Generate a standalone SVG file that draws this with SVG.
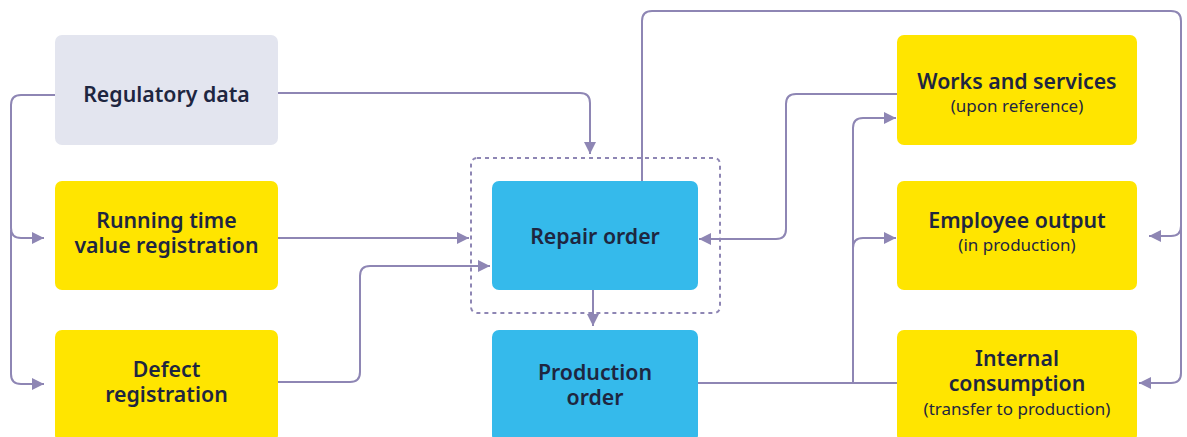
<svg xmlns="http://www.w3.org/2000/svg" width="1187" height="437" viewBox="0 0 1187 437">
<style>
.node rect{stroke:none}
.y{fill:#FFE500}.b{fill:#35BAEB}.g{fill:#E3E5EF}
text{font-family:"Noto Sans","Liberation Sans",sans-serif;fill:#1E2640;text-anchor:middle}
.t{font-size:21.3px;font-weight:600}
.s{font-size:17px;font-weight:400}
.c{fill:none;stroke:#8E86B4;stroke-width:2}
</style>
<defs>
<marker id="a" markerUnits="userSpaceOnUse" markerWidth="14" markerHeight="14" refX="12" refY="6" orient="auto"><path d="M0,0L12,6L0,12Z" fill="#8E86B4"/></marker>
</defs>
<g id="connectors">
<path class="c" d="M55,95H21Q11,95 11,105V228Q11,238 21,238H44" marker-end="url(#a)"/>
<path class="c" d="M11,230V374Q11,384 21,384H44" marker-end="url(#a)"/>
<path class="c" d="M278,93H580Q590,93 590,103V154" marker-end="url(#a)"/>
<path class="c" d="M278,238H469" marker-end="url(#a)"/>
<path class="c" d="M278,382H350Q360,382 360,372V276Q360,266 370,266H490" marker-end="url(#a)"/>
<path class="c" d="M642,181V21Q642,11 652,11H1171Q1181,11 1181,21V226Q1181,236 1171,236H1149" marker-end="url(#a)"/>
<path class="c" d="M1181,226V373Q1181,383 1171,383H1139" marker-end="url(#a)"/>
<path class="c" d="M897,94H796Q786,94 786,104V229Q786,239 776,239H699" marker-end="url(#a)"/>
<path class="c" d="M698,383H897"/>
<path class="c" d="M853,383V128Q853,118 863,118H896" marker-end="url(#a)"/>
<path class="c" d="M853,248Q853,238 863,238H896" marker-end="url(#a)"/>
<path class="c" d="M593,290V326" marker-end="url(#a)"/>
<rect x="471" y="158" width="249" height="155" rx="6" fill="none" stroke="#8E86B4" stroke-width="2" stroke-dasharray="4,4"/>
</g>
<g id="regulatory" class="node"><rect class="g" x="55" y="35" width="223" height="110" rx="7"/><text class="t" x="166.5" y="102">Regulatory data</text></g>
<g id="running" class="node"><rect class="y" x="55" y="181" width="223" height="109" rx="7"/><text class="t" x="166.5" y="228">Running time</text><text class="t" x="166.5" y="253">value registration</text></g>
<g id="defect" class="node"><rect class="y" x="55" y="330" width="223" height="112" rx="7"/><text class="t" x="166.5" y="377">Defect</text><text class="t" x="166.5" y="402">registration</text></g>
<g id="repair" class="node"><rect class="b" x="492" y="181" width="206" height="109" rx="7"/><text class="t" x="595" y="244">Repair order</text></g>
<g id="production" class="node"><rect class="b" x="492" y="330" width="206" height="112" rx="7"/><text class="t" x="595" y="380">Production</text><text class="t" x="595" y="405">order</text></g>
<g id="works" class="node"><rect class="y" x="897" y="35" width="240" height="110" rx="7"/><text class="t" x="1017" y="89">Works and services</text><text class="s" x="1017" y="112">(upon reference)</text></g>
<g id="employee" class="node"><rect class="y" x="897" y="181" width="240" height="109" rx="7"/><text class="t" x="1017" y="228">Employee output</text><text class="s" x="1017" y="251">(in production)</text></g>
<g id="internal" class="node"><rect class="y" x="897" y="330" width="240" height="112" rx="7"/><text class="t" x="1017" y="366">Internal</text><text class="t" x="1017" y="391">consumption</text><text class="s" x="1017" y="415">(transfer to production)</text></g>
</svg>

■ Exercise prompt
Reproduce the full listing faithfully, but do not carry over any pictures.

■ Result
Generate a standalone SVG file that draws this with SVG.
<svg xmlns="http://www.w3.org/2000/svg" width="1187" height="437" viewBox="0 0 1187 437">
<style>
.node rect{stroke:none}
.y{fill:#FFE500}.b{fill:#35BAEB}.g{fill:#E3E5EF}
text{font-family:"Noto Sans","Liberation Sans",sans-serif;fill:#1E2640;text-anchor:middle}
.t{font-size:21.3px;font-weight:600}
.s{font-size:17px;font-weight:400}
.c{fill:none;stroke:#8E86B4;stroke-width:2}
</style>
<defs>
<marker id="a" markerUnits="userSpaceOnUse" markerWidth="14" markerHeight="14" refX="12" refY="6" orient="auto"><path d="M0,0L12,6L0,12Z" fill="#8E86B4"/></marker>
</defs>
<g id="connectors">
<path class="c" d="M55,95H21Q11,95 11,105V228Q11,238 21,238H44" marker-end="url(#a)"/>
<path class="c" d="M11,230V374Q11,384 21,384H44" marker-end="url(#a)"/>
<path class="c" d="M278,93H580Q590,93 590,103V154" marker-end="url(#a)"/>
<path class="c" d="M278,238H469" marker-end="url(#a)"/>
<path class="c" d="M278,382H350Q360,382 360,372V276Q360,266 370,266H490" marker-end="url(#a)"/>
<path class="c" d="M642,181V21Q642,11 652,11H1171Q1181,11 1181,21V226Q1181,236 1171,236H1149" marker-end="url(#a)"/>
<path class="c" d="M1181,226V373Q1181,383 1171,383H1139" marker-end="url(#a)"/>
<path class="c" d="M897,94H796Q786,94 786,104V229Q786,239 776,239H699" marker-end="url(#a)"/>
<path class="c" d="M698,383H897"/>
<path class="c" d="M853,383V128Q853,118 863,118H896" marker-end="url(#a)"/>
<path class="c" d="M853,248Q853,238 863,238H896" marker-end="url(#a)"/>
<path class="c" d="M593,290V326" marker-end="url(#a)"/>
<rect x="471" y="158" width="249" height="155" rx="6" fill="none" stroke="#8E86B4" stroke-width="2" stroke-dasharray="4,4"/>
</g>
<g id="regulatory" class="node"><rect class="g" x="55" y="35" width="223" height="110" rx="7"/><text class="t" x="166.5" y="102">Regulatory data</text></g>
<g id="running" class="node"><rect class="y" x="55" y="181" width="223" height="109" rx="7"/><text class="t" x="166.5" y="228">Running time</text><text class="t" x="166.5" y="253">value registration</text></g>
<g id="defect" class="node"><rect class="y" x="55" y="330" width="223" height="112" rx="7"/><text class="t" x="166.5" y="377">Defect</text><text class="t" x="166.5" y="402">registration</text></g>
<g id="repair" class="node"><rect class="b" x="492" y="181" width="206" height="109" rx="7"/><text class="t" x="595" y="244">Repair order</text></g>
<g id="production" class="node"><rect class="b" x="492" y="330" width="206" height="112" rx="7"/><text class="t" x="595" y="380">Production</text><text class="t" x="595" y="405">order</text></g>
<g id="works" class="node"><rect class="y" x="897" y="35" width="240" height="110" rx="7"/><text class="t" x="1017" y="89">Works and services</text><text class="s" x="1017" y="112">(upon reference)</text></g>
<g id="employee" class="node"><rect class="y" x="897" y="181" width="240" height="109" rx="7"/><text class="t" x="1017" y="228">Employee output</text><text class="s" x="1017" y="251">(in production)</text></g>
<g id="internal" class="node"><rect class="y" x="897" y="330" width="240" height="112" rx="7"/><text class="t" x="1017" y="366">Internal</text><text class="t" x="1017" y="391">consumption</text><text class="s" x="1017" y="415">(transfer to production)</text></g>
</svg>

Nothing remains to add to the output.